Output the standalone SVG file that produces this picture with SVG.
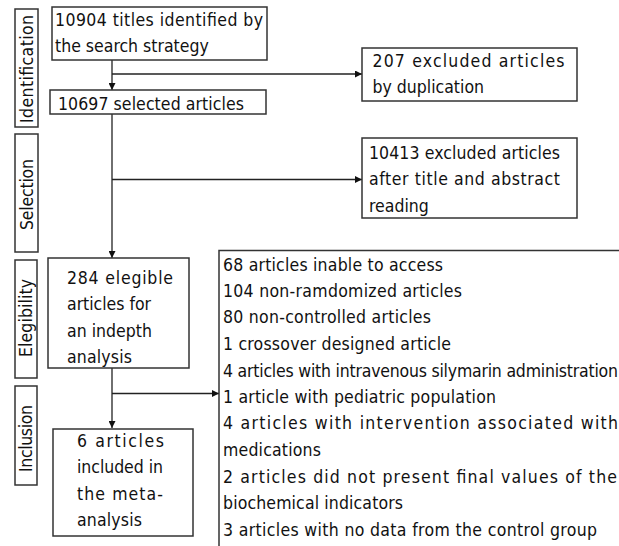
<svg xmlns="http://www.w3.org/2000/svg" width="619" height="546" viewBox="0 0 619 546">
<defs>
<marker id="arr" viewBox="0 0 10 10" refX="10" refY="5" markerWidth="8" markerHeight="7" markerUnits="userSpaceOnUse" orient="auto">
<path d="M0,0 L10,5 L0,10 z" fill="#111"/>
</marker>
<style>
.box{fill:#fff;stroke:#333;stroke-width:1.5}
.side{fill:#fff;stroke:#333;stroke-width:1.5}
.t{font-family:"DejaVu Sans Condensed","DejaVu Sans",Verdana,sans-serif;font-size:17.5px;fill:#111}
.s{font-family:"DejaVu Sans Condensed","DejaVu Sans",Verdana,sans-serif;font-size:17.5px;fill:#111;text-anchor:middle}
.c{fill:none;stroke:#222;stroke-width:1.3}
</style>
</defs>
<rect width="619" height="546" fill="#fff"/>

<g id="stage-identification">
<rect class="side" x="15" y="9" width="23" height="118"/>
<text class="s" transform="translate(33,69) rotate(-90)" textLength="108">Identification</text>
</g>
<g id="stage-selection">
<rect class="side" x="15" y="134" width="23" height="118"/>
<text class="s" transform="translate(33,194.5) rotate(-90)" textLength="71">Selection</text>
</g>
<g id="stage-elegibility">
<rect class="side" x="15" y="260" width="22" height="118"/>
<text class="s" transform="translate(32,318) rotate(-90)" textLength="78">Elegibility</text>
</g>
<g id="stage-inclusion">
<rect class="side" x="15" y="386" width="22" height="99"/>
<text class="s" transform="translate(32,438.5) rotate(-90)" textLength="67">Inclusion</text>
</g>

<g id="connectors">
<line class="c" x1="112" y1="60" x2="112" y2="90" marker-end="url(#arr)"/>
<line class="c" x1="112" y1="74" x2="362" y2="74" marker-end="url(#arr)"/>
<line class="c" x1="112" y1="114" x2="112" y2="258" marker-end="url(#arr)"/>
<line class="c" x1="112" y1="179.5" x2="362" y2="179.5" marker-end="url(#arr)"/>
<line class="c" x1="112" y1="368" x2="112" y2="428" marker-end="url(#arr)"/>
<line class="c" x1="112" y1="393.5" x2="219" y2="393.5" marker-end="url(#arr)"/>
</g>

<g id="n-identified">
<rect class="box" x="52" y="7" width="215" height="53"/>
<text class="t" x="55" y="26" textLength="208">10904 titles identified by</text>
<text class="t" x="55" y="52">the search strategy</text>
</g>

<g id="n-selected">
<rect class="box" x="50" y="90" width="216" height="24"/>
<text class="t" x="58" y="110" textLength="186">10697 selected articles</text>
</g>

<g id="n-duplication">
<rect class="box" x="362" y="48" width="215" height="53"/>
<text class="t" x="372.5" y="67" textLength="192">207 excluded articles</text>
<text class="t" x="372.5" y="93">by duplication</text>
</g>

<g id="n-title-abstract">
<rect class="box" x="362" y="138" width="215" height="80"/>
<text class="t" x="369" y="159" textLength="191">10413 excluded articles</text>
<text class="t" x="369" y="185" textLength="191">after title and abstract</text>
<text class="t" x="369" y="211.5">reading</text>
</g>

<g id="n-elegible">
<rect class="box" x="48" y="258" width="141" height="110"/>
<text class="t" x="67" y="284" textLength="106">284 elegible</text>
<text class="t" x="67" y="310" textLength="84">articles for</text>
<text class="t" x="67" y="336.5" textLength="85">an indepth</text>
<text class="t" x="67" y="363" textLength="65">analysis</text>
</g>

<g id="n-included">
<rect class="box" x="53" y="429" width="140" height="107"/>
<text class="t" x="77" y="447" textLength="87">6 articles</text>
<text class="t" x="77" y="473" textLength="86">included in</text>
<text class="t" x="77" y="499.5" textLength="86">the meta-</text>
<text class="t" x="77" y="526" textLength="65">analysis</text>
</g>

<g id="n-excluded-reasons">
<path class="c" d="M619,250.5 L219,250.5 L219,546" style="stroke:#333;stroke-width:1.5"/>
<text class="t" x="223" y="270.7" textLength="220">68 articles inable to access</text>
<text class="t" x="223" y="296.7" textLength="239">104 non-ramdomized articles</text>
<text class="t" x="223" y="323.3" textLength="208">80 non-controlled articles</text>
<text class="t" x="223" y="350" textLength="228">1 crossover designed article</text>
<text class="t" x="223" y="376.7" textLength="395">4 articles with intravenous silymarin administration</text>
<text class="t" x="223" y="403.3" textLength="273">1 article with pediatric population</text>
<text class="t" x="223" y="429.3" textLength="395">4 articles with intervention associated with</text>
<text class="t" x="223" y="456" textLength="98">medications</text>
<text class="t" x="223" y="482.7" textLength="394">2 articles did not present final values of the</text>
<text class="t" x="223" y="509" textLength="180">biochemical indicators</text>
<text class="t" x="223" y="535.7" textLength="374">3 articles with no data from the control group</text>
</g>
</svg>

◆ **Set problem**:
Every line above should be repeated exactly; pictures stay out of the copy.

◆ **Result for this task**:
Output the standalone SVG file that produces this picture with SVG.
<svg xmlns="http://www.w3.org/2000/svg" width="619" height="546" viewBox="0 0 619 546">
<defs>
<marker id="arr" viewBox="0 0 10 10" refX="10" refY="5" markerWidth="8" markerHeight="7" markerUnits="userSpaceOnUse" orient="auto">
<path d="M0,0 L10,5 L0,10 z" fill="#111"/>
</marker>
<style>
.box{fill:#fff;stroke:#333;stroke-width:1.5}
.side{fill:#fff;stroke:#333;stroke-width:1.5}
.t{font-family:"DejaVu Sans Condensed","DejaVu Sans",Verdana,sans-serif;font-size:17.5px;fill:#111}
.s{font-family:"DejaVu Sans Condensed","DejaVu Sans",Verdana,sans-serif;font-size:17.5px;fill:#111;text-anchor:middle}
.c{fill:none;stroke:#222;stroke-width:1.3}
</style>
</defs>
<rect width="619" height="546" fill="#fff"/>

<g id="stage-identification">
<rect class="side" x="15" y="9" width="23" height="118"/>
<text class="s" transform="translate(33,69) rotate(-90)" textLength="108">Identification</text>
</g>
<g id="stage-selection">
<rect class="side" x="15" y="134" width="23" height="118"/>
<text class="s" transform="translate(33,194.5) rotate(-90)" textLength="71">Selection</text>
</g>
<g id="stage-elegibility">
<rect class="side" x="15" y="260" width="22" height="118"/>
<text class="s" transform="translate(32,318) rotate(-90)" textLength="78">Elegibility</text>
</g>
<g id="stage-inclusion">
<rect class="side" x="15" y="386" width="22" height="99"/>
<text class="s" transform="translate(32,438.5) rotate(-90)" textLength="67">Inclusion</text>
</g>

<g id="connectors">
<line class="c" x1="112" y1="60" x2="112" y2="90" marker-end="url(#arr)"/>
<line class="c" x1="112" y1="74" x2="362" y2="74" marker-end="url(#arr)"/>
<line class="c" x1="112" y1="114" x2="112" y2="258" marker-end="url(#arr)"/>
<line class="c" x1="112" y1="179.5" x2="362" y2="179.5" marker-end="url(#arr)"/>
<line class="c" x1="112" y1="368" x2="112" y2="428" marker-end="url(#arr)"/>
<line class="c" x1="112" y1="393.5" x2="219" y2="393.5" marker-end="url(#arr)"/>
</g>

<g id="n-identified">
<rect class="box" x="52" y="7" width="215" height="53"/>
<text class="t" x="55" y="26" textLength="208">10904 titles identified by</text>
<text class="t" x="55" y="52">the search strategy</text>
</g>

<g id="n-selected">
<rect class="box" x="50" y="90" width="216" height="24"/>
<text class="t" x="58" y="110" textLength="186">10697 selected articles</text>
</g>

<g id="n-duplication">
<rect class="box" x="362" y="48" width="215" height="53"/>
<text class="t" x="372.5" y="67" textLength="192">207 excluded articles</text>
<text class="t" x="372.5" y="93">by duplication</text>
</g>

<g id="n-title-abstract">
<rect class="box" x="362" y="138" width="215" height="80"/>
<text class="t" x="369" y="159" textLength="191">10413 excluded articles</text>
<text class="t" x="369" y="185" textLength="191">after title and abstract</text>
<text class="t" x="369" y="211.5">reading</text>
</g>

<g id="n-elegible">
<rect class="box" x="48" y="258" width="141" height="110"/>
<text class="t" x="67" y="284" textLength="106">284 elegible</text>
<text class="t" x="67" y="310" textLength="84">articles for</text>
<text class="t" x="67" y="336.5" textLength="85">an indepth</text>
<text class="t" x="67" y="363" textLength="65">analysis</text>
</g>

<g id="n-included">
<rect class="box" x="53" y="429" width="140" height="107"/>
<text class="t" x="77" y="447" textLength="87">6 articles</text>
<text class="t" x="77" y="473" textLength="86">included in</text>
<text class="t" x="77" y="499.5" textLength="86">the meta-</text>
<text class="t" x="77" y="526" textLength="65">analysis</text>
</g>

<g id="n-excluded-reasons">
<path class="c" d="M619,250.5 L219,250.5 L219,546" style="stroke:#333;stroke-width:1.5"/>
<text class="t" x="223" y="270.7" textLength="220">68 articles inable to access</text>
<text class="t" x="223" y="296.7" textLength="239">104 non-ramdomized articles</text>
<text class="t" x="223" y="323.3" textLength="208">80 non-controlled articles</text>
<text class="t" x="223" y="350" textLength="228">1 crossover designed article</text>
<text class="t" x="223" y="376.7" textLength="395">4 articles with intravenous silymarin administration</text>
<text class="t" x="223" y="403.3" textLength="273">1 article with pediatric population</text>
<text class="t" x="223" y="429.3" textLength="395">4 articles with intervention associated with</text>
<text class="t" x="223" y="456" textLength="98">medications</text>
<text class="t" x="223" y="482.7" textLength="394">2 articles did not present final values of the</text>
<text class="t" x="223" y="509" textLength="180">biochemical indicators</text>
<text class="t" x="223" y="535.7" textLength="374">3 articles with no data from the control group</text>
</g>
</svg>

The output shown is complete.